L’Oratorio della Beata Vergine Maria Annunciata
Sulla piazzetta di Pontemanco si affaccia l’Oratorio della Beata Vergine Maria Annunciata. Citata nelle visita pastorale del 1595, viene censita come dotata di un unico altare, una croce, suppellettili, reliquie e di proprietà dei nobili veneti Pasqualigo, che risiedevano nella vicina villa. Nel visita del 1668, tuttavia, l’oratorio viene definito “oratorium publicum de jure n. h. virorum de Pasqualigo patriciorum venetianorum sub ecclesia Sancti Georgi villae Carrariae”. L’Oratorio dunque, pur essendo proprietà dei Pasqualigo e affidato alle loro cure, era pubblico, e perciò a tutti accessibile dalla strada, nonché provvisto di titolo, altare fisso, reliquie, campana.

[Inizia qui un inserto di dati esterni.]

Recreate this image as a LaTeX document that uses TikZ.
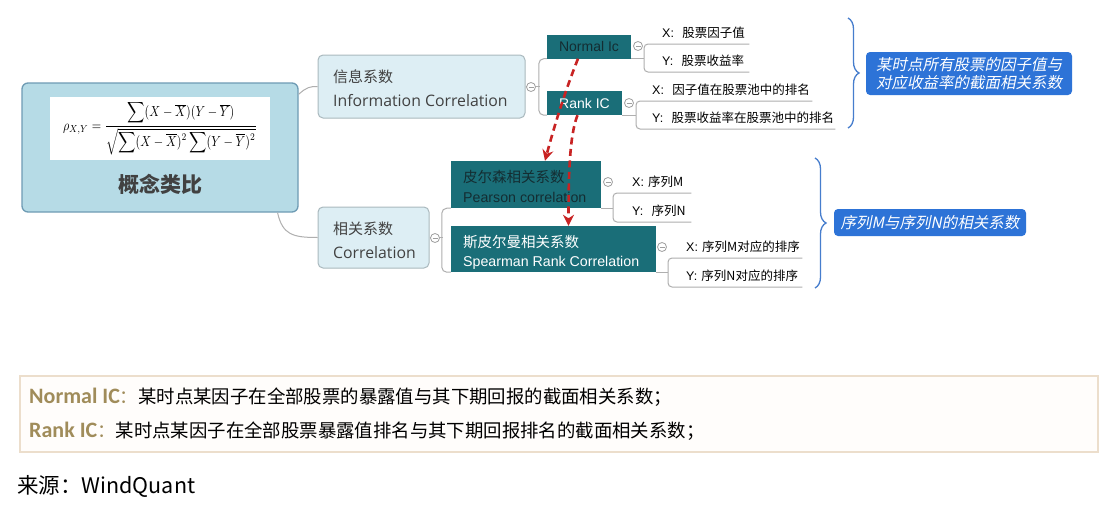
\documentclass[tikz,border=0pt]{standalone}
\usepackage[no-math]{fontspec}
\setmainfont{Open Sans}
\newfontfamily\cjk{Noto Sans CJK SC}
\newfontfamily\cjkit{Noto Sans CJK SC}[FakeSlant=0.2]
\newfontfamily\arl{Liberation Sans}
\newfontfamily\carl{Carlito}
\usetikzlibrary{decorations.pathreplacing,arrows.meta,calc}
\definecolor{mainfill}{RGB}{182,219,230}
\definecolor{mainedge}{RGB}{110,155,180}
\definecolor{subfill}{RGB}{221,238,244}
\definecolor{subedge}{RGB}{170,185,190}
\definecolor{tealbox}{RGB}{26,110,120}
\definecolor{bluebox}{RGB}{45,115,215}
\definecolor{bracecol}{RGB}{70,125,205}
\definecolor{linegray}{RGB}{175,175,175}
\definecolor{arrowred}{RGB}{200,35,35}
\definecolor{goldtext}{RGB}{160,140,90}
\definecolor{noteedge}{RGB}{236,222,204}
\definecolor{notefill}{RGB}{255,253,251}
\definecolor{darktext}{RGB}{20,45,50}
\definecolor{graytext}{RGB}{65,65,65}
\begin{document}
\begin{tikzpicture}[x=1pt,y=-1pt,
  conn/.style={draw=linegray, line width=1pt},
  subbox/.style={draw=subedge, fill=subfill, rounded corners=5pt, line width=1pt, inner sep=0pt},
  subtxt/.style={anchor=west, inner sep=0pt, align=left, text=graytext, font=\fontsize{15.8}{24}\selectfont},
  tbox/.style={fill=tealbox, inner sep=0pt, font=\arl\fontsize{14}{16}\selectfont},
  ttxt/.style={anchor=west, inner sep=0pt, align=left, font=\arl\fontsize{14.2}{19.5}\selectfont},
  leaf/.style={rectangle, inner xsep=0pt, inner ysep=0pt, minimum height=22pt, align=left, anchor=south west, text=black, font=\arl\fontsize{12.5}{14}\selectfont},
  bbox/.style={fill=bluebox, rounded corners=4pt, text=white, inner sep=0pt, align=center, font=\cjkit\fontsize{15.5}{18}\selectfont},
  circ/.style={circle, draw=gray!75, fill=white, line width=0.8pt, minimum size=9pt, inner sep=0pt,
    path picture={\draw[gray!75, line width=0.8pt] ([xshift=-2.5pt]path picture bounding box.center) -- ([xshift=2.5pt]path picture bounding box.center);}},
  bracestyle/.style={decorate, decoration={brace, amplitude=11pt}, draw=bracecol, line width=1.3pt},
  redarr/.style={draw=arrowred, line width=2.6pt, dash pattern=on 7pt off 4.5pt, -{Stealth[length=11pt,width=11pt]}}
]
\useasboundingbox (0,0) rectangle (1117,509);
\fill[white] (0,0) rectangle (1117,509);

% main concept box
\node[draw=mainedge, fill=mainfill, line width=1.3pt, rounded corners=6pt, minimum width=276pt, minimum height=129pt, inner sep=0pt] (main) at (160,147.5) {};
\node[fill=white, minimum width=220pt, minimum height=63pt, inner sep=0pt] (formula) at (160,128.5)
  {\resizebox*{194pt}{54pt}{$\displaystyle \rho_{X,Y}=\frac{\displaystyle\sum (X-\overline{X})(Y-\overline{Y})}{\sqrt{\displaystyle\sum (X-\overline{X})^{2}\sum (Y-\overline{Y})^{2}}}$}};
\node[font=\cjk\bfseries\fontsize{21}{24}\selectfont, text=graytext, inner sep=0pt] (mainlbl) at (160,184) {概念类比};

% second level
\node[subbox, minimum width=207pt, minimum height=63pt] (info) at (421.5,86.5) {};
\node[subtxt] (infotxt) at (333,88) {{\cjk\fontsize{15}{24}\selectfont 信息系数}\\Information Correlation};
\node[subbox, minimum width=111pt, minimum height=61pt] (corr) at (373.5,237.5) {};
\node[subtxt] (corrtxt) at (333,240) {{\cjk\fontsize{15}{24}\selectfont 相关系数}\\Correlation};

% third level
\node[tbox, minimum width=84pt, minimum height=24pt, text=darktext] (normal) at (589,46.5) {Normal Ic};
\node[tbox, minimum width=75pt, minimum height=24pt, text=white] (rank) at (584.5,103) {Rank IC};
\node[tbox, minimum width=150pt, minimum height=47pt] (pearson) at (526,184.5) {};
\node[ttxt, text=darktext] (pearsontxt) at (463,186.5) {{\cjk\fontsize{14.5}{19.5}\selectfont 皮尔森相关系数}\\Pearson correlation};
\node[tbox, minimum width=205pt, minimum height=46pt] (spearman) at (553.5,249) {};
\node[ttxt, text=white] (spearmantxt) at (463,252.5) {{\cjk\fontsize{14.5}{19.5}\selectfont 斯皮尔曼相关系数}\\Spearman Rank Correlation};

% leaves
\node[leaf, text width=105pt] (nx) at (644,44) {\hspace*{18pt}X:\ \ {\cjk 股票因子值}};
\node[leaf, text width=105pt] (ny) at (644,72) {\hspace*{18pt}Y:\ \ {\cjk 股票收益率}};
\node[leaf, text width=176pt] (rx) at (636,101) {\hspace*{16pt}X:\ \ {\cjk 因子值在股票池中的排名}};
\node[leaf, text width=199pt] (ry) at (636,129) {\hspace*{16pt}Y:\ \ {\cjk 股票收益率在股票池中的排名}};
\node[leaf, text width=78pt] (px) at (613,193) {\hspace*{19pt}X:\ {\cjk 序列M}};
\node[leaf, text width=78pt] (py) at (613,222) {\hspace*{19pt}Y:\ \ {\cjk 序列N}};
\node[leaf, text width=134pt] (sx) at (668,258) {\hspace*{18pt}X:\ {\cjk 序列M对应的排序}};
\node[leaf, text width=134pt] (sy) at (668,287) {\hspace*{18pt}Y:\ {\cjk 序列N对应的排序}};

% blue notes
\node[bbox, minimum width=206pt, minimum height=43pt] (note1) at (969,73.5) {某时点所有股票的因子值与\\对应收益率的截面相关系数};
\node[bbox, minimum width=192pt, minimum height=27pt] (note2) at (930,222.5) {序列M与序列N的相关系数};

% braces
\coordinate (b1t) at (848,18);
\coordinate (b1b) at (848,128);
\coordinate (b2t) at (815,158);
\coordinate (b2b) at (815,288);
\draw[bracestyle] (b1t) -- (b1b);
\draw[bracestyle] (b2t) -- (b2b);

% connectors
\draw[conn] (main.21.5) .. controls +(8,-7) and +(-8,0) .. (info.west);
\draw[conn] (main.-29.9) .. controls +(5,22) and +(-25,0) .. (corr.west);

\draw[conn] (info.east) -- ++(14,0);
\draw[conn, rounded corners=5pt] (normal.south west) -- ++(-8,0) |- (rank.south west);
\draw[conn] (corr.east) -- ++(13,0);
\draw[conn, rounded corners=5pt] (pearson.south west) -- ++(-9,0) |- (spearman.south west);

\draw[conn] (normal.south east) -- (normal.south east -| ny.south west);
\draw[conn, rounded corners=4pt] (nx.south east) -- (nx.south west) -- (ny.south west) -- (ny.south east);
\draw[conn] (rank.south east) -- (rank.south east -| ry.south west);
\draw[conn, rounded corners=4pt] (rx.south east) -- (rx.south west) -- (ry.south west) -- (ry.south east);
\draw[conn] (pearson.south east) -- (pearson.south east -| py.south west);
\draw[conn, rounded corners=4pt] (px.south east) -- (px.south west) -- (py.south west) -- (py.south east);
\draw[conn] (spearman.south east) -- (spearman.south east -| sy.south west);
\draw[conn, rounded corners=4pt] (sx.south east) -- (sx.south west) -- (sy.south west) -- (sy.south east);

% collapse circles
\node[circ] (ic) at (531,87) {};
\node[circ] (cc) at (435,238) {};
\node[circ] (nc) at (638,46) {};
\node[circ] (rc) at (629,103) {};
\node[circ] (pc) at (608,182) {};
\node[circ] (sc) at (662,247) {};

% red dashed arrows
\draw[redarr] ($(normal.south)+(-11,0)$) .. controls +(-14,35) and +(8,-30) .. ($(pearson.north)+(19,0)$);
\draw[redarr] ($(rank.south)+(-7,0)$) .. controls +(-8,20) and +(0,-50) .. ($(spearman.north)+(15,0)$);

% bottom note
\node[draw=noteedge, fill=notefill, line width=1.2pt, minimum width=1078pt, minimum height=76pt, inner sep=0pt] (note) at (559,414) {};
\node[anchor=west, inner sep=0pt, font=\cjk\fontsize{18.4}{20}\selectfont] (l1) at (29,397)
  {{\carl\bfseries\fontsize{22}{22}\selectfont\color{goldtext}Normal IC}{\color{goldtext}：}某时点某因子在全部股票的暴露值与其下期回报的截面相关系数；};
\node[anchor=west, inner sep=0pt, font=\cjk\fontsize{18.4}{20}\selectfont] (l2) at (29,431)
  {{\carl\bfseries\fontsize{22}{22}\selectfont\color{goldtext}Rank IC}{\color{goldtext}：}某时点某因子在全部股票暴露值排名与其下期回报排名的截面相关系数；};
\node[anchor=west, inner sep=0pt, font=\cjk\fontsize{21.5}{22}\selectfont] (src) at (17,486) {来源：WindQuant};
\end{tikzpicture}
\end{document}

L’interno si presenta a tutt’oggi con il suo ricco apparato decorativo barocco, eccezionalmente integro, costituito da affreschi alle pareti, soffitto ligneo dipinto, stalli lungo tutto il perimetro interno, Via Crucis, altare marmoreo con pala e due bellissimi busti marmorei. Le pareti sono percorse da una fascia dipinta con motivi di finta architettura, a trompe l’oeil: in particolare, una serie di mediglioni intervallati da paraste di marmo rosso e da festoni vegetali sospesi a protomi leonine, fanno vista di sorreggere la cornice dentellata del soffitto ligneo. Dietro brevi balaustre si notano due finestre: una chiusa, l’altra appena aperta. Da una terza finestrella, protetta da una grata di legno, un personaggio si affaccia con in mano una corona del rosario. I pezzi di qualità più alta sono senz’altro i due busti marmorei della Madonna e di Cristo posti a fianco dell’altare. Le opere mostrano caratteri pienamente barocchi, e in particolare rimandano all’ambito di Giusto Le Court. L’ottima fattura fa anzi pensare a un diretto intervento del maestro, che, attivo in importanti cantieri veneziani, potrebbe essere stato richiesto dei due busti da qualcuno dei nobili Pasqualigo. Concorrono all’unità dell’ambiente anche gli eleganti stalli lignei classicheggianti e le fantasiose decorazioni di legno dipinto che incorniciano porte e finestre.